Tuesday, July 31, 2007

Rembrandt, Magic And Colors Beyond Words

Rembrandt’s restricted palette excludes several of the brightest pigments available in the seventeenth century. His blacks (charcoal and bone black) and browns (including Cologne earth, as it would have been called) are supplemented by most of the earth colors: ochers, siennas, and umbers. His red lakes were mainly madder and cochineal. Blues, too, he used with restraint—mainly smalt but sometimes azurite, as in Saskia in Arcadian Costume (1635). His principal yellow was lead-tin yellow, which was never the brightest of colors. Rembrandt used chalk as an extender, to add translucency to glazes (it is almost transparent in oils), and to give body to his medium. His thick impasto gained some notoriety, evident from Arnold Houbraken’s remark in 1718 that a portrait by Rembrandt had colors “so heavily loaded that you could lift it from the floor by its nose.”

But this limited palette had advantages, for it consisted largely of reliable, stable colors that have aged well. This was no mere good fortune: Rembrandt knew which materials would last and how to combine them safely. And that is just as well, for his mixtures attain an almost comical level of complexity. Lurking at the threshold of visibility amid his deep shadows are concoctions of truly baroque proportions. In An Elderly Man as St. Paul (c. 1659), the deep, warm brown of the dimly seen book cover is no mere umber but consists of a semiglaze of lakes, red and yellow earth, and bone black. In Portrait of Jacob Trip (c. 1661), a deep orange-brown is mixed from red and yellow lake with smalt. And for Portrait of Margaretha de Geer (c. 1661), the incidental dark gray-greenish wall in the background on the left has an unbelievable subtlety of pigmentation lavished on it. The lighter part is made up from a dark brown underpaint of red, orange and yellow earths mixed with bone black and a little lead white, which is then glazed with a mixture of smalt, red ocher, and probably a yellow lake. For the deeper shadow, a glaze of bone black with red lake and red ocher is used instead. Yet this wall is hardly distinguishable from black shadow!

One cannot help but wonder whether these elaborate mixtures were systematically blended or whether Rembrandt was merely making use of the random remnants daubed on his palette. In any event, they bring to mind Monet’s determination to mix even the murkiest of shadows from strong, pure colors. The consequence is that Rembrandt’s colors are often almost indescribable—beyond tertiaries, beyond words. What is the color of Hendrickje’s dress in Portrait of Hendrickje Stoffels (1654-1656), the woman who effectively became Rembrandt’s wife after the death of his beloved Saskia? Some might say a pale lilac. Yet once again, there is no blue on the canvas—if there is a violet tint, it comes from the slight blueness of the mixture of lead white and charcoal black, blended with a little red lake.
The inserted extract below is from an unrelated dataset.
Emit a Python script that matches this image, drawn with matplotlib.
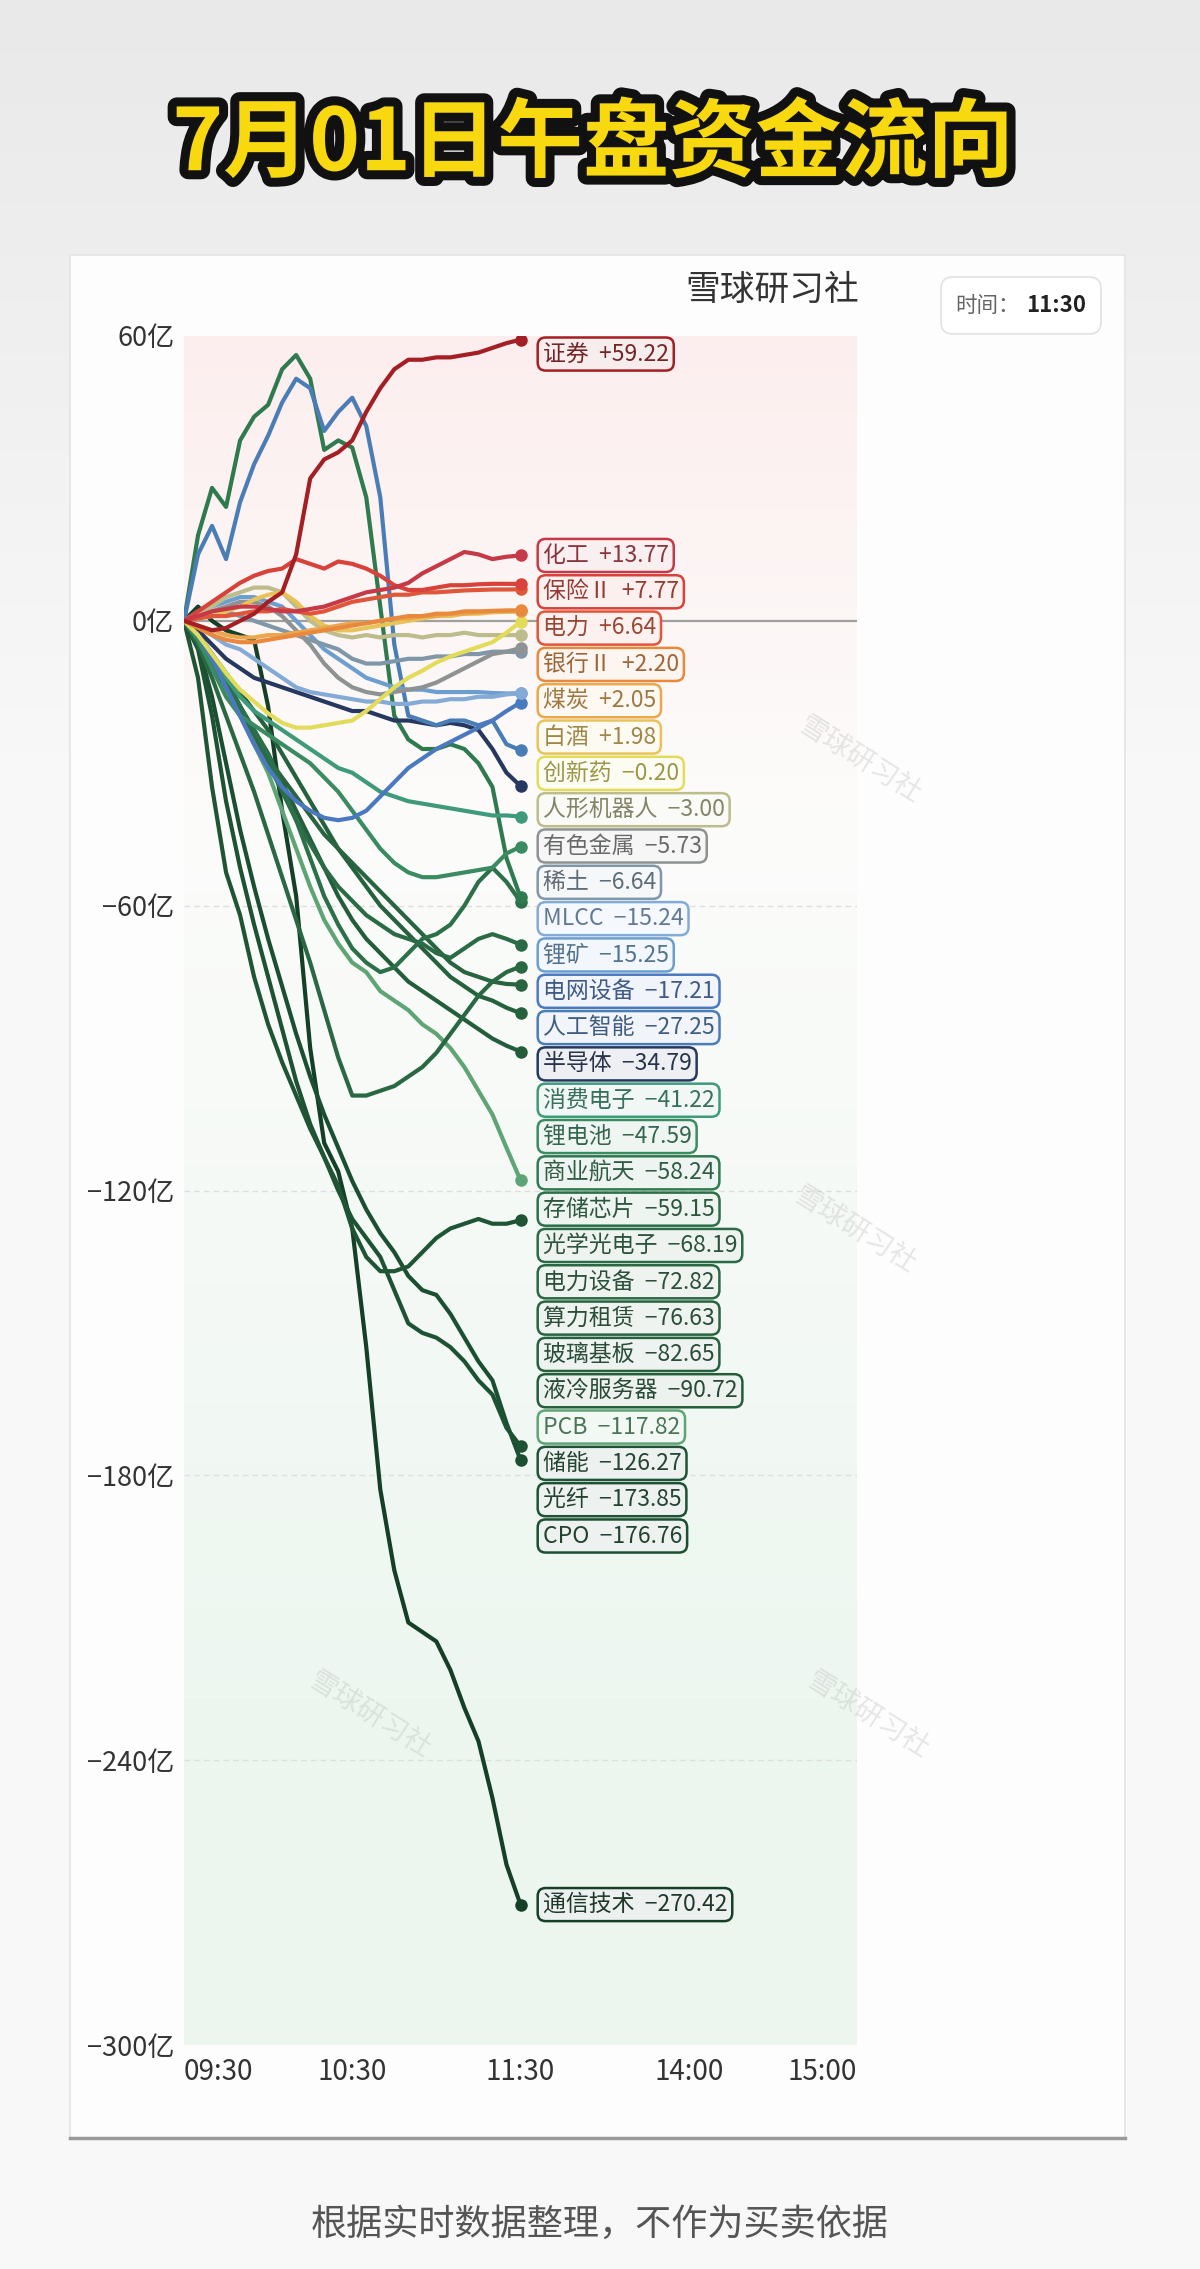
import numpy as np
import matplotlib.pyplot as plt
import matplotlib.patheffects as pe
import matplotlib.colors as mcolors
from matplotlib.patches import Rectangle, FancyBboxPatch

plt.rcParams['font.family'] = ['Noto Sans CJK SC', 'DejaVu Sans']

# minutes since 09:30 (trading time, lunch break removed)
minutes = [0, 5, 10, 15, 20, 25, 30, 35, 40, 45, 50, 55, 60,
           65, 70, 75, 80, 85, 90, 95, 100, 105, 110, 115, 120]

# cumulative net inflow, 亿
zhengquan = [0, -1, -2, -1.5, 0, 1.5, 4, 6, 14, 30, 34, 35.5, 38, 44, 49, 53, 55, 55, 55.5, 55.5, 56, 56.5, 57.5, 58.5, 59.22]
huagong = [0, 1, 2, 2.5, 3, 3, 2.5, 2, 2, 2.5, 3, 4, 5, 6, 6.5, 7, 8, 10, 11.5, 13, 14.5, 14, 13, 13.5, 13.77]
baoxian = [0, 2, 4, 6, 8, 9.5, 10.5, 11, 13, 12, 11, 12.5, 12, 11, 9.5, 7.5, 6.5, 6.5, 7, 7.5, 7.5, 7.7, 7.8, 7.8, 7.77]
dianli = [0, 0.5, 1, 1, 1.5, 2, 2, 2.5, 2, 1.5, 2, 3, 4, 4.5, 5, 5.5, 5.5, 6, 6, 6.2, 6.4, 6.5, 6.6, 6.6, 6.64]
yinhang = [0, -1.5, -3, -4, -4.5, -4.5, -4, -3.5, -3, -2.5, -2, -1.5, -1, -0.5, 0, 0.5, 1, 1, 1.5, 1.5, 2, 2, 2.1, 2.2, 2.20]
meitan = [0, -1, -2, -3, -3.5, -3.5, -3, -3, -2.5, -2, -1.5, -1, -0.5, -0.5, 0, 0.5, 0.5, 1, 1, 1.5, 1.5, 1.8, 2, 2, 2.05]
baijiu = [0, 0.5, 1, 2, 3, 4.5, 5.5, 6, 4, 1, -1, -2, -2, -1.5, -1, -0.5, 0, 0.5, 1, 1, 1.5, 1.5, 1.8, 1.9, 1.98]
chuangxinyao = [0, -3, -7, -11, -14.5, -17, -19.5, -21.5, -22.5, -22.5, -22, -21.5, -21, -19, -16.5, -14, -12, -10.5, -8.8, -7.5, -6.5, -5.5, -4.5, -2.5, -0.20]
renxing = [0, 1, 3, 5, 6, 7, 7, 6, 3, 0, -2, -3, -3.5, -3, -3.5, -3, -3, -3.5, -3, -3, -2.5, -3, -3, -3, -3.00]
youse = [0, 1, 2, 3, 4, 4, 3, 1, -2, -5, -9, -12, -14, -15, -15.5, -15, -14.5, -14, -13, -11.5, -10, -8.5, -7, -6.5, -5.73]
xitu = [0, 1, 2, 2, 1, 0, -1, -2, -3, -4, -5, -6, -8, -9, -9, -8.5, -8, -8, -7.5, -7.5, -7, -7, -6.5, -6.5, -6.64]
mlcc = [0, -1, -3, -5, -6, -8, -10, -12, -14, -15, -15.5, -16, -16.5, -17, -17, -17.5, -17.5, -17, -17, -16.5, -16.5, -16, -16, -15.5, -15.24]
likuang = [0, 2, 3, 4, 5, 5, 4, 3, 0, -3, -6, -8, -10, -12, -13, -14, -14.5, -14.5, -15, -15, -15, -15, -15.2, -15.3, -15.25]
dianwang = [0, -3, -8, -14, -20, -26, -31, -35, -38, -40, -41.5, -42, -41.5, -40, -37, -34, -31, -29, -27, -25.5, -24, -22.5, -21, -19, -17.21]
rengong = [0, 14, 20, 13, 25, 33, 39, 46, 51, 49, 40, 44, 47, 41, 26, -5, -20, -21, -22, -21, -21, -22, -21, -26, -27.25]
bandaoti = [0, -2, -5, -8, -10, -12, -13, -14, -15, -16, -17, -18, -19, -19, -20, -21, -21, -21.5, -22, -21.5, -22, -23, -27, -32, -34.79]
xiaofei = [0, -3, -8, -12, -16, -19, -21, -23, -25, -27, -29, -31, -32, -34, -36, -37, -38, -38.5, -39, -39.5, -40, -40.5, -41, -41, -41.22]
lidianchi = [0, -4, -10, -16, -20, -22, -24, -26, -28, -30, -33, -36, -40, -44, -48, -51, -53, -54, -54, -53.5, -53, -52.5, -52, -49, -47.59]
shangye = [0, 18, 28, 24, 38, 43, 45.5, 53, 56, 51, 36, 38, 36.5, 26, 3, -20, -25, -27, -27, -26, -27, -30, -35, -50, -58.24]
cunchu = [0, -3, -8, -13, -18, -23, -28, -35, -42, -50, -58, -64, -69, -72, -74, -73, -70, -67, -66, -64, -60, -55, -52, -55, -59.15]
guangxue = [0, -3, -7, -12, -18, -24, -30, -36, -42, -47, -52, -56, -59, -62, -64, -66, -67, -68, -70, -71, -69, -67, -66, -67, -68.19]
dianlisb = [0, -5, -12, -20, -28, -36, -45, -54, -63, -72, -82, -92, -100, -100, -99, -98, -96, -94, -91, -87, -83, -79, -76, -74, -72.82]
suanli = [0, -4, -9, -14, -19, -24, -29, -33, -37, -41, -45, -48, -51, -54, -57, -60, -63, -66, -69, -72, -74, -75, -76, -76.5, -76.63]
boli = [0, -3, -7, -11, -15, -19, -23, -28, -33, -38, -43, -48, -52, -56, -60, -63, -66, -69, -72, -75, -77, -79, -80, -81.5, -82.65]
yeleng = [0, -4, -8, -13, -18, -23, -28, -34, -40, -46, -52, -58, -63, -67, -70, -73, -76, -78, -80, -82, -84, -86, -88, -89.5, -90.72]
pcb = [0, -4, -9, -14, -20, -26, -32, -40, -48, -56, -63, -68, -72, -74, -78, -80, -82, -85, -87, -90, -94, -99, -104, -111, -117.82]
chuneng = [0, -12, -35, -53, -62, -75, -85, -93, -100, -107, -113, -119, -128, -134, -137, -137, -136, -133, -130, -128, -127, -126, -127, -127, -126.27]
guangxian = [0, -6, -20, -38, -52, -64, -75, -86, -97, -106, -113, -120, -126, -130, -134, -141, -148, -150, -151, -153, -156, -160, -163, -170, -173.85]
cpo = [0, -5, -16, -30, -44, -56, -67, -77, -87, -96, -104, -111, -118, -124, -129, -133, -138, -141, -142, -146, -151, -156, -160, -169, -176.76]
tongxin = [0, 3, 0, -2, -3, -4, -18, -40, -58, -90, -110, -116, -128, -153, -183, -200, -211, -213, -215, -221, -229, -236, -248, -262, -270.42]

names = ['证券', '化工', '保险Ⅱ', '电力', '银行Ⅱ', '煤炭', '白酒', '创新药', '人形机器人',
         '有色金属', '稀土', 'MLCC', '锂矿', '电网设备', '人工智能', '半导体', '消费电子',
         '锂电池', '商业航天', '存储芯片', '光学光电子', '电力设备', '算力租赁', '玻璃基板',
         '液冷服务器', 'PCB', '储能', '光纤', 'CPO', '通信技术']
series = [zhengquan, huagong, baoxian, dianli, yinhang, meitan, baijiu, chuangxinyao, renxing,
          youse, xitu, mlcc, likuang, dianwang, rengong, bandaoti, xiaofei,
          lidianchi, shangye, cunchu, guangxue, dianlisb, suanli, boli,
          yeleng, pcb, chuneng, guangxian, cpo, tongxin]
colors = ['#a31f24', '#c63a48', '#d8423a', '#e0563a', '#e8893e', '#eca74c', '#e8c35a', '#e3dc5a',
          '#bcbc8c', '#8e9292', '#8097aa', '#84aad6', '#6c9fd0', '#4b79bf', '#4a7db6', '#26385f',
          '#3f9a7c', '#3a8a62', '#2f7a4f', '#2b7049', '#2a6b45', '#296843', '#27643f', '#26613e',
          '#245d3b', '#5fa474', '#1f5535', '#1d5233', '#1b4f31', '#163f27']

time_ticks = [0, 60, 120, 180, 240]
time_labels = ['09:30', '10:30', '11:30', '14:00', '15:00']
y_ticks = [60, 0, -60, -120, -180, -240, -300]


def mix(c1, c2, t):
    a = np.array(mcolors.to_rgb(c1))
    b = np.array(mcolors.to_rgb(c2))
    return tuple(a * (1 - t) + b * t)


W, H = 1200, 2269
fig = plt.figure(figsize=(W / 100, H / 100), dpi=100)

# page background + card (pixel coords)
bg = fig.add_axes([0, 0, 1, 1])
bg.set_xlim(0, W)
bg.set_ylim(H, 0)
bg.axis('off')
grad = np.linspace(0, 1, 256)[:, None]
top_c = np.array(mcolors.to_rgb('#e9e9e9'))
bot_c = np.array(mcolors.to_rgb('#f8f8f8'))
img = top_c * (1 - np.clip(grad * 3, 0, 1))[..., None] + bot_c * np.clip(grad * 3, 0, 1)[..., None]
bg.imshow(img, extent=[0, W, H, 0], aspect='auto', zorder=0)
bg.add_patch(Rectangle((70, 255), 1055, 1883, facecolor='#fdfdfd', edgecolor='#e4e4e4', lw=1.2, zorder=1))
bg.plot([70, 1125], [2138, 2138], color='#9a9a9a', lw=2.5, zorder=2)

title = bg.text(593, 145, '7月01日午盘资金流向', fontsize=62, fontweight='black',
                color='#f8d90f', ha='center', va='center', zorder=3)
title.set_path_effects([pe.withStroke(linewidth=13, foreground='#111111')])

bg.text(772, 290, '雪球研习社', fontsize=25, color='#333333', ha='center', va='center', zorder=3)
bg.add_patch(FancyBboxPatch((941, 277), 160, 57, boxstyle='round,pad=0,rounding_size=12',
                            facecolor='white', edgecolor='#e2e2e2', lw=1.2, zorder=3))
bg.text(955, 306, '时间：', fontsize=15.5, color='#666666', ha='left', va='center', zorder=4)
bg.text(1026, 306, '11:30', fontsize=16, fontweight='bold', color='#222222', ha='left', va='center', zorder=4)

bg.text(600, 2225, '根据实时数据整理，不作为买卖依据', fontsize=26, color='#555555',
        ha='center', va='center', zorder=3)

# main plot
ax = fig.add_axes([184 / W, 1 - 2045 / H, 673 / W, 1709 / H])
ax.set_xlim(0, 240)
ax.set_ylim(-300, 60)
for s in ax.spines.values():
    s.set_visible(False)
ax.patch.set_alpha(0)

# plot area tint: pink above zero, mint towards the bottom
yy = np.linspace(60, -300, 400)
pink = np.array(mcolors.to_rgb('#fdeeee'))
white = np.array(mcolors.to_rgb('#fcfcfb'))
mint = np.array(mcolors.to_rgb('#ecf6ef'))
rows = []
for v in yy:
    if v >= -40:
        t = (60 - v) / 100
        rows.append(pink * (1 - t) + white * t)
    else:
        t = min(1, (-40 - v) / 200)
        rows.append(white * (1 - t) + mint * t)
ax.imshow(np.array(rows)[:, None, :], extent=[0, 240, -300, 60], aspect='auto', zorder=0)

for g in [-60, -120, -180, -240]:
    ax.axhline(g, color='#dedede', lw=1, ls=(0, (4, 3)), zorder=1)
ax.axhline(0, color='#a0a0a0', lw=1.6, zorder=1)

for i in range(len(series) - 1, -1, -1):
    ax.plot(minutes, series[i], color=colors[i], lw=3.0, solid_joinstyle='round',
            solid_capstyle='round', zorder=3 + (len(series) - i) * 0.01)
    ax.plot(minutes[-1], series[i][-1], 'o', ms=8, color=colors[i], zorder=4)

# labels stacked so they never overlap
gap = 7.65
top_limit = 56.2
prev = None
for i, name in enumerate(names):
    v = series[i][-1]
    ly = min(v, top_limit) if prev is None else min(v, prev - gap)
    prev = ly
    txt = f'{name}  {"+" if v >= 0 else "−"}{abs(v):.2f}'
    ax.annotate(txt, xy=(minutes[-1], ly), xycoords='data', xytext=(16, 0),
                textcoords='offset points', ha='left', va='center', fontsize=16.5,
                color=mix(colors[i], '#2e2e2e', 0.4), annotation_clip=False, zorder=6,
                bbox=dict(boxstyle='round,pad=0.22,rounding_size=0.35',
                          fc=mix(colors[i], 'white', 0.92), ec=colors[i], lw=1.8))

ax.set_yticks(y_ticks)
ax.set_yticklabels([f'{t}亿'.replace('-', '−') for t in y_ticks], fontsize=19.5, color='#333333')
ax.set_xticks(time_ticks)
ax.set_xticklabels(time_labels, fontsize=20, color='#333333')
ax.tick_params(length=0)
ax.tick_params(axis='y', pad=7)
ax.tick_params(axis='x', pad=9)
xl = ax.get_xticklabels()
xl[0].set_ha('left')
xl[-1].set_ha('right')

# faint watermark, drawn above the plot
for wx, wy in [(860, 760), (855, 1230), (370, 1715), (868, 1715)]:
    fig.text(wx / W, 1 - wy / H, '雪球研习社', fontsize=20, color='#bbbbbb', alpha=0.35,
             rotation=-32, ha='center', va='center', zorder=10)

fig.savefig('out.png', dpi=100)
What better articulation of Rembrandtian color can we find than the Self-Portrait with Maulstick, Palette, and Brushes (c. 1663), painted some six years before his death? Convention focuses on the enormous expressivity of the artist’s careworn face. But what is there on the palette cradled in one arm? Nothing but a bare expanse of ruddy brown, so loosely sketched that the dark coat remains visible beneath. And one can almost believe that no more color than this, deftly lightened and darkened, was needed to convey all the introspection, the frankness, and the gravity that the portrait reveals.